This film is the Anakin Skywalker of video game movies. It was supposed to be the Chosen One, the film that would finally make video game movies good and bring balance to the cinematic universe, but instead it turns out to be a bland origin story that betrays the very people that put their hope and trust into it.
Assassin’s Creed is the adaption of the popular video game series and stars Michael Fassbender (who also produces) as a career criminal who, against his will, must relive the memories of his ancestor to help a shady organization retrieve an ancient artifact. Marion Cotillard, Jeremy Irons and Michael K. Williams also star as Justin Kurzel directs.
I am a huge fanboy of the Assassin’s Creed games, mainly because I am such a history buff. I have looked forward to this film ever since it was announced in October 2011, but between then and now the film was delayed a half dozen times and rewritten just as often (both usually red flags). But hey, Fassbender said they were delaying it to ensure they “got it right” and Ubisoft, the company that produces the game, even started their own film production company specifically to have “unprecedented control” over the project. So surely this can’t be anything short of awesome, right? Well turns out not only is Assassin’s Creed” not the savior we hoped it was, it is the worst video game movie of 2016 (and 2016 had Warcraft).
This is the type of film where nothing seems to happen. Don’t get me wrong, there is a lot going on, but none of it is interesting or investing. A majority of the film takes place in modern day, inside the shiny walls of the “prison” where Fassbender is being kept, which is the film’s first (and most pondering) flaw. Assassin’s Creed is beloved because it allows players (or in this case, would be viewers) to relive periods of time that aren’t always explored in media, and the Spanish Inquisition here is no different. People pay to see action sequences in 1492 Spain, not a charismatic-less Michael Fassbender mope around and have boring modern conversations with fellow inmates.

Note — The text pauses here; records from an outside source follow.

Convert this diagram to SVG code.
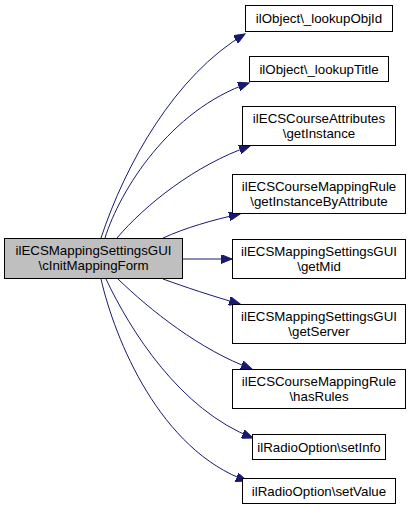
<svg xmlns="http://www.w3.org/2000/svg" width="413" height="517" viewBox="0 0 413 517">
<style>
.n rect{fill:#fff;stroke:#000;stroke-width:1}
.m rect{fill:#bfbfbf;stroke:#000;stroke-width:1}
text{font-family:"Liberation Sans",Arial,sans-serif;font-size:13.3px;text-anchor:middle;fill:#000}
.e path{fill:none;stroke:#191970;stroke-width:1;marker-end:url(#ah)}
</style>
<defs>
<marker id="ah" markerWidth="12" markerHeight="9" refX="11" refY="4.5" orient="auto" markerUnits="userSpaceOnUse">
<path d="M0,0 L11,4.5 L0,9 z" fill="#191970" stroke="#191970" stroke-width="1"/>
</marker>
</defs>
<rect width="413" height="517" fill="#fff"/>
<g id="edges" class="e">
<path d="M101,238 C125,165 175,75 245,34"/>
<path d="M105,238 C120,190 170,110 249,83"/>
<path d="M117,238 C145,205 195,165 250,146"/>
<path d="M163,238 C185,228 212,220 240,214"/>
<path d="M183,259 L232,259"/>
<path d="M163,279 C185,287 212,296 240,304"/>
<path d="M118,279 C150,310 200,350 252,369"/>
<path d="M106,279 C130,330 180,410 253,438"/>
<path d="M101,279 C115,340 160,450 247,481"/>
</g>
<g id="main" class="m">
<rect x="4.5" y="238.5" width="178" height="40"/>
<text x="93.5" y="255">ilECSMappingSettingsGUI</text>
<text x="93.5" y="270">\cInitMappingForm</text>
</g>
<g id="n1" class="n">
<rect x="245.5" y="5.5" width="147" height="26"/>
<text x="319" y="23">ilObject\_lookupObjId</text>
</g>
<g id="n2" class="n">
<rect x="249.5" y="56.5" width="139" height="25"/>
<text x="319" y="74">ilObject\_lookupTitle</text>
</g>
<g id="n3" class="n">
<rect x="242.5" y="106.5" width="153" height="39"/>
<text x="319" y="123">ilECSCourseAttributes</text>
<text x="319" y="138">\getInstance</text>
</g>
<g id="n4" class="n">
<rect x="232.5" y="174.5" width="173" height="39"/>
<text x="319" y="191">ilECSCourseMappingRule</text>
<text x="319" y="206">\getInstanceByAttribute</text>
</g>
<g id="n5" class="n">
<rect x="232.5" y="239.5" width="173" height="39"/>
<text x="319" y="256">ilECSMappingSettingsGUI</text>
<text x="319" y="271">\getMid</text>
</g>
<g id="n6" class="n">
<rect x="232.5" y="304.5" width="173" height="39"/>
<text x="319" y="321">ilECSMappingSettingsGUI</text>
<text x="319" y="336">\getServer</text>
</g>
<g id="n7" class="n">
<rect x="232.5" y="369.5" width="173" height="39"/>
<text x="319" y="386">ilECSCourseMappingRule</text>
<text x="319" y="401">\hasRules</text>
</g>
<g id="n8" class="n">
<rect x="252.5" y="434.5" width="133" height="25"/>
<text x="319" y="452">ilRadioOption\setInfo</text>
</g>
<g id="n9" class="n">
<rect x="242.5" y="478.5" width="153" height="25"/>
<text x="319" y="496">ilRadioOption\setValue</text>
</g>
</svg>
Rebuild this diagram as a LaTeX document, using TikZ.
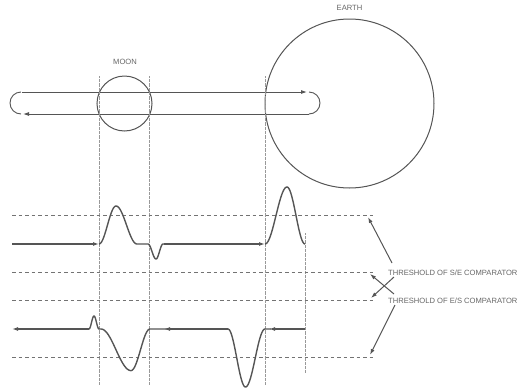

Which is another problem, no one in this film is interesting, mysterious or a fleshed out character. We don’t know much anything about Fassbender’s Callum Lynch, and even less about his ancient Assassin ancestor, Aguilar de Nerha. Other characters have one scene of yelling at Lynch and are never even given a name, so when the climax occurs we don’t know who they are, much less why we should care about them. I don’t know what else we should expect from Adam Cooper and Bill Collage, the writers of the horribly boring “Exodus: Gods and Kings,” but character motivations hilariously flip on a dime for no reason, and the ending of the film sets up a sequel that will in all likelihood never happen.
The film has fleeting moments of joy and excitement, which obviously all take place in the flashback sequences, but they’re then ruined by the scenes going on for too long, being shot too close up and being edited too choppily (gotta get that PG-13 rating, God forbid a Mature-rated video game gets an R). Some scenes look cool, with sweeping shots of the 15th century skyline or smoke flooding through the streets, but it is just a visually dark film that is all-too-often ugly to look at.
Most every small joy in Assassin’s Creed came from inside references to the game series or little nuggets of historical intrigue, so people who don’t care about either of those things will truly find nothing of appeal here. There is a scene in the film where Jeremy Irons’ bad guy character says, “it is time we purge the world of the Assassin’s Creed” and I could not agree more; in a world where the year 2016 gave us awful cinema and troublesome real-life events, there is no room for films as boring and pointless as Assassin’s Creed.